From the first line of the data through the line containing "(680,230) -- (728.5,230.2);", return each line exactly.

===== Data excerpt

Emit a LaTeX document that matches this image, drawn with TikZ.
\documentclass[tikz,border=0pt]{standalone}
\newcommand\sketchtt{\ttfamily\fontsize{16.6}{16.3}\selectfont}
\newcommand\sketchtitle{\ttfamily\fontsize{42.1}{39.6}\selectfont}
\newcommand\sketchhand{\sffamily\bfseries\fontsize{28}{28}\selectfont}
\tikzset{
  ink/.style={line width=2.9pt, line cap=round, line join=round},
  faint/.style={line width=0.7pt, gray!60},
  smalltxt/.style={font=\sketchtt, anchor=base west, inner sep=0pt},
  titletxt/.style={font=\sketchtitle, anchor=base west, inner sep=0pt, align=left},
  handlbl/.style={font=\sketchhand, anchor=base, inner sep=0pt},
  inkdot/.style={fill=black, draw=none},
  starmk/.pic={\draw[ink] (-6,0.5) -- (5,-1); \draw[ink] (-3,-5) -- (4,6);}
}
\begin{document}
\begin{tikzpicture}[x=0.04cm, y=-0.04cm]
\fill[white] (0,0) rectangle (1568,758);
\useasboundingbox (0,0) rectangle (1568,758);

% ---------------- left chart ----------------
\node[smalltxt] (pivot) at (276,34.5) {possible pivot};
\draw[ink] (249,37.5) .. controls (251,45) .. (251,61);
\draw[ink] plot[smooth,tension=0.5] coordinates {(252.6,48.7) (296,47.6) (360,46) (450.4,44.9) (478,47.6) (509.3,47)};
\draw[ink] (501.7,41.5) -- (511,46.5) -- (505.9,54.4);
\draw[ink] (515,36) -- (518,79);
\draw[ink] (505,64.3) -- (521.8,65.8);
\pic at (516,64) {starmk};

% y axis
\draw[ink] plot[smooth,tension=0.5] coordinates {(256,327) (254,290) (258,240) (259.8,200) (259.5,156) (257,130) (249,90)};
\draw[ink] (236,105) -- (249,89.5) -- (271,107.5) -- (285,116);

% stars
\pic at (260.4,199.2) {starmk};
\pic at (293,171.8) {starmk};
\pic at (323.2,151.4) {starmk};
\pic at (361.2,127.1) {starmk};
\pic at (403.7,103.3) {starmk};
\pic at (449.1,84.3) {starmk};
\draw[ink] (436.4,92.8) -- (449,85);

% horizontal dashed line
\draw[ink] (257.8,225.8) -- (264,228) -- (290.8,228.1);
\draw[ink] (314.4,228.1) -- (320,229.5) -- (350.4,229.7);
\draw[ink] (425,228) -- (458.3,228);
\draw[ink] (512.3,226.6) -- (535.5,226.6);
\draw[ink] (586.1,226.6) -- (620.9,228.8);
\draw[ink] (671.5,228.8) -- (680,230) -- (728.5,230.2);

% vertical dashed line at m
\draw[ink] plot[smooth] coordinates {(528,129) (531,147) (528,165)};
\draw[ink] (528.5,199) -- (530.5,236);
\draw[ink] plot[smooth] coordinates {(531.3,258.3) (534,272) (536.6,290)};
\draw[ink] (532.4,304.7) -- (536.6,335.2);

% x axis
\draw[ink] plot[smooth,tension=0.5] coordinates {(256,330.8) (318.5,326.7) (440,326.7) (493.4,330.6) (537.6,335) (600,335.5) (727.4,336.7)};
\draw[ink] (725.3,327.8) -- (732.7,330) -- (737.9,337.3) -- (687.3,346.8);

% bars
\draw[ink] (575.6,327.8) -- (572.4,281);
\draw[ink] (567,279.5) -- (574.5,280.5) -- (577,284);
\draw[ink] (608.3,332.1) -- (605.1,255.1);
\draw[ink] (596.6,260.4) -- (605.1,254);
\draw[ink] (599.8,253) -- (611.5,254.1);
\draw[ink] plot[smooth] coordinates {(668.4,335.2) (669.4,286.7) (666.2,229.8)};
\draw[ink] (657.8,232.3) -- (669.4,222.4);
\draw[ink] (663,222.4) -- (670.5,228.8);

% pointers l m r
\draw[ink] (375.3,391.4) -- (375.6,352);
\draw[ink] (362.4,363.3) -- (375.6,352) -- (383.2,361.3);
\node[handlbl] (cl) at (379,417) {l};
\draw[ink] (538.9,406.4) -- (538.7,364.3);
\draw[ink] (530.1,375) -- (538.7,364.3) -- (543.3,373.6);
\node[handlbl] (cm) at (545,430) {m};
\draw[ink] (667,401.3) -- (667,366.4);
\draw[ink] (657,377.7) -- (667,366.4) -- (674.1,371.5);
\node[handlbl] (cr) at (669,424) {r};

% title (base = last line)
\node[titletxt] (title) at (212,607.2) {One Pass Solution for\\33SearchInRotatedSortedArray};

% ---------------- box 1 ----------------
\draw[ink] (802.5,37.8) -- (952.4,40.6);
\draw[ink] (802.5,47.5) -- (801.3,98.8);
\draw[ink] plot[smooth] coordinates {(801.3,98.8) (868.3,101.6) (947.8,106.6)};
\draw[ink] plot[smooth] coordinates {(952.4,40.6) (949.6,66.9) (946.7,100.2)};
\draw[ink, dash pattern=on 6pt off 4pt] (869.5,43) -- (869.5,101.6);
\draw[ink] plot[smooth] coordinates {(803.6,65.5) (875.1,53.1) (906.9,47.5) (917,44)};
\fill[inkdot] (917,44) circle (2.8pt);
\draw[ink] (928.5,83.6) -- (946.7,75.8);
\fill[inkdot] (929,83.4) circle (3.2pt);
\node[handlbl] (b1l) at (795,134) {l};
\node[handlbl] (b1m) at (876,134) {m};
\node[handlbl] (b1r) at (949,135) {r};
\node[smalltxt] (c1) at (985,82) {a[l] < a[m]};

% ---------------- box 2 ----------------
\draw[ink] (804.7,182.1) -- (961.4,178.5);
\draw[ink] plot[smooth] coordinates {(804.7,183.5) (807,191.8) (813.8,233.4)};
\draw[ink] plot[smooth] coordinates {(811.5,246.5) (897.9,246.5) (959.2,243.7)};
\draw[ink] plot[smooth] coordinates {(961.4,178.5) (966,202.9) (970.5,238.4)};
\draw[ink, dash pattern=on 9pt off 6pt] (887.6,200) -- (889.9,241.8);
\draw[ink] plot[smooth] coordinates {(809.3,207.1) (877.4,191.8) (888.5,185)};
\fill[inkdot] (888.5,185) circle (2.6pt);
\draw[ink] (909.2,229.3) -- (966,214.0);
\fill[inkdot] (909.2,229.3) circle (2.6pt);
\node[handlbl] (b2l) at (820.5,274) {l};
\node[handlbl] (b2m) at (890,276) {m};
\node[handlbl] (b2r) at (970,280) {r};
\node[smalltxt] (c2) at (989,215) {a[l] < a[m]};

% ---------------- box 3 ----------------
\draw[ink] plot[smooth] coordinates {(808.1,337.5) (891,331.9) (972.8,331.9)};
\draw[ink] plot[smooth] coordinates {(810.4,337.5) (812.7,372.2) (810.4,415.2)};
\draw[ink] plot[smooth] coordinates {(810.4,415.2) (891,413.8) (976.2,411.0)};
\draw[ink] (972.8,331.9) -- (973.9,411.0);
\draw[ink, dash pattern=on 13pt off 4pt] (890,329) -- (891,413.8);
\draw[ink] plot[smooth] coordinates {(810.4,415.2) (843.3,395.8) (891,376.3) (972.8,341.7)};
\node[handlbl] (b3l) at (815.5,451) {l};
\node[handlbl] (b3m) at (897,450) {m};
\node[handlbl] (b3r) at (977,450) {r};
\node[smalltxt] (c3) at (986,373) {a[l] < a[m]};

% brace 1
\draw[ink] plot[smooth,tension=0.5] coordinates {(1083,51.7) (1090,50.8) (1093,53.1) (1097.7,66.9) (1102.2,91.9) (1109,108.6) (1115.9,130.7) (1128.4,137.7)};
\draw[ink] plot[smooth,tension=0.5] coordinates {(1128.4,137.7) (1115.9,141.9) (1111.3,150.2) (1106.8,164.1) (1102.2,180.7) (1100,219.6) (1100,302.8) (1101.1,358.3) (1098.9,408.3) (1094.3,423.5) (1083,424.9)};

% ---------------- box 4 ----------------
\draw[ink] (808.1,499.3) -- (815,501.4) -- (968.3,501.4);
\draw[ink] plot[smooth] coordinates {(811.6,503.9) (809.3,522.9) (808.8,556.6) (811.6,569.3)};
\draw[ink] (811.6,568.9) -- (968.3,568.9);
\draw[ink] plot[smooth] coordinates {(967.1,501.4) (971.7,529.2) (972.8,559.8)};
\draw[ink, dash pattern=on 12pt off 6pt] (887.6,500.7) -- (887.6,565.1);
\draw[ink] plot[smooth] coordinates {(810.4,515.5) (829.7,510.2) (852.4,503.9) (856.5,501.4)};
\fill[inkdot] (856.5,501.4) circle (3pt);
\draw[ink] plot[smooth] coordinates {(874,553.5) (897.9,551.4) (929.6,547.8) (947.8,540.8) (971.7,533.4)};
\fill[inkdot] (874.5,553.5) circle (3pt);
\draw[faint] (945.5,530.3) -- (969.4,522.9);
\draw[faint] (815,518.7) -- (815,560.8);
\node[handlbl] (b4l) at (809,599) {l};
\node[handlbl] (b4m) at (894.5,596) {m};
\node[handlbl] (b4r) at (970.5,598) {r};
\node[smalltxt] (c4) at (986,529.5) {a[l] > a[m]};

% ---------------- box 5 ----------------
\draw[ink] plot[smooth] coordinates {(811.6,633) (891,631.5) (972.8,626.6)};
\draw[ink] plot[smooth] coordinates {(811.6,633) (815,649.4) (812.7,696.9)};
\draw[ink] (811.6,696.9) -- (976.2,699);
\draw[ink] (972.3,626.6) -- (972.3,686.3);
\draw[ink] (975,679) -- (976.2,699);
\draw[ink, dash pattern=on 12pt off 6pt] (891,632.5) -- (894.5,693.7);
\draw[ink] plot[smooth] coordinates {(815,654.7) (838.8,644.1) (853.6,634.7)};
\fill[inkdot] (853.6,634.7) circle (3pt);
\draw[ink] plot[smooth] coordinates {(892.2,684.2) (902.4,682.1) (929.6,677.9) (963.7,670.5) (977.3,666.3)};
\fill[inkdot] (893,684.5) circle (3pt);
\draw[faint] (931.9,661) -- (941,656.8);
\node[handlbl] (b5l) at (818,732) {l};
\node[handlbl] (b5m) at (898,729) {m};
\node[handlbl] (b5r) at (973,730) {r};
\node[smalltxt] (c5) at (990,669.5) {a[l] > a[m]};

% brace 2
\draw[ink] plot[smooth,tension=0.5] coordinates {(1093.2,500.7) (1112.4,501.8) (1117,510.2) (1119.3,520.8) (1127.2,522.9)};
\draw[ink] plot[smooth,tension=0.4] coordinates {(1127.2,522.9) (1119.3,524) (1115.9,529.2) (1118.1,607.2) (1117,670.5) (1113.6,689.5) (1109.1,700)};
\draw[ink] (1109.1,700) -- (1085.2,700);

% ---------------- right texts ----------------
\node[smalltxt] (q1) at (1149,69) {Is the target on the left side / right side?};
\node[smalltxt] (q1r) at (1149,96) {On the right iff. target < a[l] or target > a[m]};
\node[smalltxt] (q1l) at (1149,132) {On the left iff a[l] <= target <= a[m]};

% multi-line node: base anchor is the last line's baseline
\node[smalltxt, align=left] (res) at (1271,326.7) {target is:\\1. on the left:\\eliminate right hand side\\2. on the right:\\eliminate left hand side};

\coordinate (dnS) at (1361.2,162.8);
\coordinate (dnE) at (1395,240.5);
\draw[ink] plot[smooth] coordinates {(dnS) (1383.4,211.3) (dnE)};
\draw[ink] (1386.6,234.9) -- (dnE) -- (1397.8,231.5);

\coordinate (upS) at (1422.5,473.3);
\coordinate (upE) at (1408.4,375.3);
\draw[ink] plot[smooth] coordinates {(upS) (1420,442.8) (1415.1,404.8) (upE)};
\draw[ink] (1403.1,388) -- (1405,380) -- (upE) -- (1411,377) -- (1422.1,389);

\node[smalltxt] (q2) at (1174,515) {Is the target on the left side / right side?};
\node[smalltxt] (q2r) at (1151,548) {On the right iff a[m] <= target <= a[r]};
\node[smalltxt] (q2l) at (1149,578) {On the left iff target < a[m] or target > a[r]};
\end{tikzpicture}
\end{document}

==========

The response →
Emit a LaTeX document that matches this image, drawn with TikZ.
\documentclass[tikz,border=0pt]{standalone}
\newcommand\sketchtt{\ttfamily\fontsize{16.6}{16.3}\selectfont}
\newcommand\sketchtitle{\ttfamily\fontsize{42.1}{39.6}\selectfont}
\newcommand\sketchhand{\sffamily\bfseries\fontsize{28}{28}\selectfont}
\tikzset{
  ink/.style={line width=2.9pt, line cap=round, line join=round},
  faint/.style={line width=0.7pt, gray!60},
  smalltxt/.style={font=\sketchtt, anchor=base west, inner sep=0pt},
  titletxt/.style={font=\sketchtitle, anchor=base west, inner sep=0pt, align=left},
  handlbl/.style={font=\sketchhand, anchor=base, inner sep=0pt},
  inkdot/.style={fill=black, draw=none},
  starmk/.pic={\draw[ink] (-6,0.5) -- (5,-1); \draw[ink] (-3,-5) -- (4,6);}
}
\begin{document}
\begin{tikzpicture}[x=0.04cm, y=-0.04cm]
\fill[white] (0,0) rectangle (1568,758);
\useasboundingbox (0,0) rectangle (1568,758);

% ---------------- left chart ----------------
\node[smalltxt] (pivot) at (276,34.5) {possible pivot};
\draw[ink] (249,37.5) .. controls (251,45) .. (251,61);
\draw[ink] plot[smooth,tension=0.5] coordinates {(252.6,48.7) (296,47.6) (360,46) (450.4,44.9) (478,47.6) (509.3,47)};
\draw[ink] (501.7,41.5) -- (511,46.5) -- (505.9,54.4);
\draw[ink] (515,36) -- (518,79);
\draw[ink] (505,64.3) -- (521.8,65.8);
\pic at (516,64) {starmk};

% y axis
\draw[ink] plot[smooth,tension=0.5] coordinates {(256,327) (254,290) (258,240) (259.8,200) (259.5,156) (257,130) (249,90)};
\draw[ink] (236,105) -- (249,89.5) -- (271,107.5) -- (285,116);

% stars
\pic at (260.4,199.2) {starmk};
\pic at (293,171.8) {starmk};
\pic at (323.2,151.4) {starmk};
\pic at (361.2,127.1) {starmk};
\pic at (403.7,103.3) {starmk};
\pic at (449.1,84.3) {starmk};
\draw[ink] (436.4,92.8) -- (449,85);

% horizontal dashed line
\draw[ink] (257.8,225.8) -- (264,228) -- (290.8,228.1);
\draw[ink] (314.4,228.1) -- (320,229.5) -- (350.4,229.7);
\draw[ink] (425,228) -- (458.3,228);
\draw[ink] (512.3,226.6) -- (535.5,226.6);
\draw[ink] (586.1,226.6) -- (620.9,228.8);
\draw[ink] (671.5,228.8) -- (680,230) -- (728.5,230.2);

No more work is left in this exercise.